March 8th’s general meeting included a discussion on the Sunrise luxury high-rise apartment project and an illuminating presentation on Houston’s finances from controller Chris Brown.
Sunrise Luxury Apartments
Sunrise Luxury Living is expected to begin construction on Sunrise Montrose, the eight story apartment building on Montrose by W. Clay, in the second quarter of 2017 and expects completion in the fourth quarter of 2018.
The property is 1.84 acres at 1320 Montrose Blvd.
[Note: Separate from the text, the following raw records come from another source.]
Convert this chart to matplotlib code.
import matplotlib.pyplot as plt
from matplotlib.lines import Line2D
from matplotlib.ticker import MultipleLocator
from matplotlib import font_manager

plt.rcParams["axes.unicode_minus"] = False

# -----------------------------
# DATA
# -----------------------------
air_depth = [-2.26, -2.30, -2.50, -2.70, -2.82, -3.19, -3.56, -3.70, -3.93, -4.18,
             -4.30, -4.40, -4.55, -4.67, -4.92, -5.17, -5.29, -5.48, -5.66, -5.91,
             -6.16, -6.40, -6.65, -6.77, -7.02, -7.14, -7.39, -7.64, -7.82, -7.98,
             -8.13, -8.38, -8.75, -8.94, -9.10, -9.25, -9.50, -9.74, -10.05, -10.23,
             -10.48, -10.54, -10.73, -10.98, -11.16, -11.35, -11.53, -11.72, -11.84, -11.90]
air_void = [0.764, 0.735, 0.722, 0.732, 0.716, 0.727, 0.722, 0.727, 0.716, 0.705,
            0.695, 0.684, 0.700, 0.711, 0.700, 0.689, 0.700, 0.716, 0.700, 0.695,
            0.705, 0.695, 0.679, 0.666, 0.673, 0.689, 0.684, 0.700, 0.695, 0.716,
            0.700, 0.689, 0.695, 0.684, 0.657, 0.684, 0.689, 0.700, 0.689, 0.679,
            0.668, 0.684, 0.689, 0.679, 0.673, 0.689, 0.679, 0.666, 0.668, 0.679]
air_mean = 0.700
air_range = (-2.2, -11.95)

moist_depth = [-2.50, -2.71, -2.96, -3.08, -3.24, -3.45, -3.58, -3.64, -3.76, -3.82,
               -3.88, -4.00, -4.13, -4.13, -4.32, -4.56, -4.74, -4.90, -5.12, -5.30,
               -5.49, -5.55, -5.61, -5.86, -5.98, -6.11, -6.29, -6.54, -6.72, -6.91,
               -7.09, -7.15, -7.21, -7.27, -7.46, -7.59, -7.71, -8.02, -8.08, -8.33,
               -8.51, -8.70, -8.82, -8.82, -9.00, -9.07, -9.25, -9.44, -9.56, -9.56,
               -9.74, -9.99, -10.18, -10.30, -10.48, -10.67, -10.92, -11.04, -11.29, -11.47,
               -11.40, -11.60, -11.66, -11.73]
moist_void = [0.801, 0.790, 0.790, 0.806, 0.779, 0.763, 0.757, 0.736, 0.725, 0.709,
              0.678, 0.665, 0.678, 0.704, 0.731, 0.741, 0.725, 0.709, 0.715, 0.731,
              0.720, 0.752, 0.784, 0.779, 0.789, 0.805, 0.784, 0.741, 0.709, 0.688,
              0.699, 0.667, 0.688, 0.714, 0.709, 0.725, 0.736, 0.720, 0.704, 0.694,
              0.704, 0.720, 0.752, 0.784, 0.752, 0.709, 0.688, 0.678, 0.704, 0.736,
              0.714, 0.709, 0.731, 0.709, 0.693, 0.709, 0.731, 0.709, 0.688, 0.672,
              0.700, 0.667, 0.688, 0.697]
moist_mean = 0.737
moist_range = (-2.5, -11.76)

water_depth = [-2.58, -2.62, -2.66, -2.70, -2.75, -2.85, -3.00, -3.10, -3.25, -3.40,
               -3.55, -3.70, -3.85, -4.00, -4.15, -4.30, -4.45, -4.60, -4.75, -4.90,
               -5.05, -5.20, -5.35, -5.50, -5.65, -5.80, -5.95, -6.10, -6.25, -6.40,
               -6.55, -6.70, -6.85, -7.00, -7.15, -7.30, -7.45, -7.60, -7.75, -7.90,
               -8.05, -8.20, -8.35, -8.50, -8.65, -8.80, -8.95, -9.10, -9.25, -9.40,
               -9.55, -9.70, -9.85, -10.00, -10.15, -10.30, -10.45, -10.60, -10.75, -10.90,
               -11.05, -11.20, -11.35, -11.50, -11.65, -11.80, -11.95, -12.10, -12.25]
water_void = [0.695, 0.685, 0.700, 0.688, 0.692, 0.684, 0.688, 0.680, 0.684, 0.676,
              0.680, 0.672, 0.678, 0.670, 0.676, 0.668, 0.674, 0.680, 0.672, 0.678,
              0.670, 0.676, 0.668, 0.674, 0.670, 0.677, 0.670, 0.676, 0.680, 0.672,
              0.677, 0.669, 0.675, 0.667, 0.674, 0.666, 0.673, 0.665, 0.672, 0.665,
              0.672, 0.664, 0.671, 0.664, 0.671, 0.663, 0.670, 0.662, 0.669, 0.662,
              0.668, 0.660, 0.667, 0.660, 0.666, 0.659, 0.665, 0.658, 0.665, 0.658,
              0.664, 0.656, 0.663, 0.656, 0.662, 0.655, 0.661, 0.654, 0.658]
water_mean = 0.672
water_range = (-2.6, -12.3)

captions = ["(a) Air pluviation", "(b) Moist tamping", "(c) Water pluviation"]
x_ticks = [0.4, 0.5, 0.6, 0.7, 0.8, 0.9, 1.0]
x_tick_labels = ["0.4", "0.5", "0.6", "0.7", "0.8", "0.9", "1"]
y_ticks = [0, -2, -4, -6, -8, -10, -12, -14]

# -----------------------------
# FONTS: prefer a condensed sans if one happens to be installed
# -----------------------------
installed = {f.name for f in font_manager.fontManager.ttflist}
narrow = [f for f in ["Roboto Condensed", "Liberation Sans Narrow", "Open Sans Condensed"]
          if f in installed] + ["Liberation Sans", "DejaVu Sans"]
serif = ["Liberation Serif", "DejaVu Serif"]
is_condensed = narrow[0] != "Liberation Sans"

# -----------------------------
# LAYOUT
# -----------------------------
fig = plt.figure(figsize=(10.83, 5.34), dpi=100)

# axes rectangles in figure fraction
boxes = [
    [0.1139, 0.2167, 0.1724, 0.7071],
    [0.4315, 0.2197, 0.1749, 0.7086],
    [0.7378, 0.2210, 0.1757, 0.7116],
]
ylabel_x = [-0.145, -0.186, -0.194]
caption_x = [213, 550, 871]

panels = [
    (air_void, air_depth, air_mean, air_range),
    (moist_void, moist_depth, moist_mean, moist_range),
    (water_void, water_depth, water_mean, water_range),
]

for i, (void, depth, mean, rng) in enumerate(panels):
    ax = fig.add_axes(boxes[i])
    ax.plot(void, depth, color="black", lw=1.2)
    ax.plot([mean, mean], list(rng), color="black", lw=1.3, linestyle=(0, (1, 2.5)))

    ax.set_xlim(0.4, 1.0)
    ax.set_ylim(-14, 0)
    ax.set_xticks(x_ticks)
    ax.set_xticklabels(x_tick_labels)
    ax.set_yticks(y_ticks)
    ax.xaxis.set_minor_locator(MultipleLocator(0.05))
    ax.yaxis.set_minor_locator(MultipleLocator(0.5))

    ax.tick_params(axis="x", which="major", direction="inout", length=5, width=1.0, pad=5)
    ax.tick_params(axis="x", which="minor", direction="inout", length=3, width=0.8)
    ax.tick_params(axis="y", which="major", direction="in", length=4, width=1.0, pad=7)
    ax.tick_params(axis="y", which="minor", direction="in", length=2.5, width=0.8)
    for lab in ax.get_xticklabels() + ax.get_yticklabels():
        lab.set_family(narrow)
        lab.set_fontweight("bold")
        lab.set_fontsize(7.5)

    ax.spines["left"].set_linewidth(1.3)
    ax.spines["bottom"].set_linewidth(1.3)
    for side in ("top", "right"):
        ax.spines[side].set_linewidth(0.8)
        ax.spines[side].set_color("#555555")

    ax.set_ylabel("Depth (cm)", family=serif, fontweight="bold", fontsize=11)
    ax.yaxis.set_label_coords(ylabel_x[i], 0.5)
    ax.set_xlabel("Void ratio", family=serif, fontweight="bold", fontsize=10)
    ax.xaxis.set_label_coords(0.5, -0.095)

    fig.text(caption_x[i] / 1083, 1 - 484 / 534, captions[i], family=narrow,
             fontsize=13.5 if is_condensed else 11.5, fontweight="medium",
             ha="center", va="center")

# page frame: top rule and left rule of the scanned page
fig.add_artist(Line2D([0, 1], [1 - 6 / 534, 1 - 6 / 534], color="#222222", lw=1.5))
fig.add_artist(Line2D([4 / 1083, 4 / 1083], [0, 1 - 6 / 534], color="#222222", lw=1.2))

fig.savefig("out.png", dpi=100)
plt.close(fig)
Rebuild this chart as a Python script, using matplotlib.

The building’s eight stories will include three levels of parking beneath five levels of apartments.
The Sunrise website provides the following specifications:
Building Size: 224 units
203,257 net rentable square feet
29 floor plans
Efficiency, 1 bedroom, 2 bedroom and townhome units
Stories: Eight-story podium style building with three-story parking garage on grade
Buildings: 1 building with pool area on the 4th level & a rooftop terrace
Parking: 335 spaces; 1.5 spaces per unit
At the meeting, NMCA President Ray Wilson mentioned that the company had so far taken some pains to be aware of whether or not they were causing disturbances in and around the building area.
Chris Brown on Houston’s Finances and Pension Reform
Chris Brown, who we learned is a proud father and fourth generation Houstonian, informed NMCA that Houston’s financial future was not doom and gloom.
With an AA credit rating, Houston is a stable investment for investors. The controller mentioned that homes sales and the median home price keep going up. Of note was Montrose’s median home price, which is 559k, while the city average is 253k.
However, while Houston isn’t financially doomed,the city is facing a great threat in its overwhelming pension obligations, which was directly responsible for the city closing 2016 with fewer assets than liabilities
Currently, Mayor Turner is working with City Council and the City Employee Pension Board to find a compromise.
The Controller informed NMCA of reform legislation that would pay down the pension debt within 30 years.
We also learned that the city’s pension is governed by state law and therefore requires state approval for changes.
And in a response to a question about what funds Harris County could offer the city to help with the pension crisis, the Controller agreed that therein lied great opportunity for some of the county’s and the city’s overlapping service districts to work together in providing parallel services and thus reducing costs.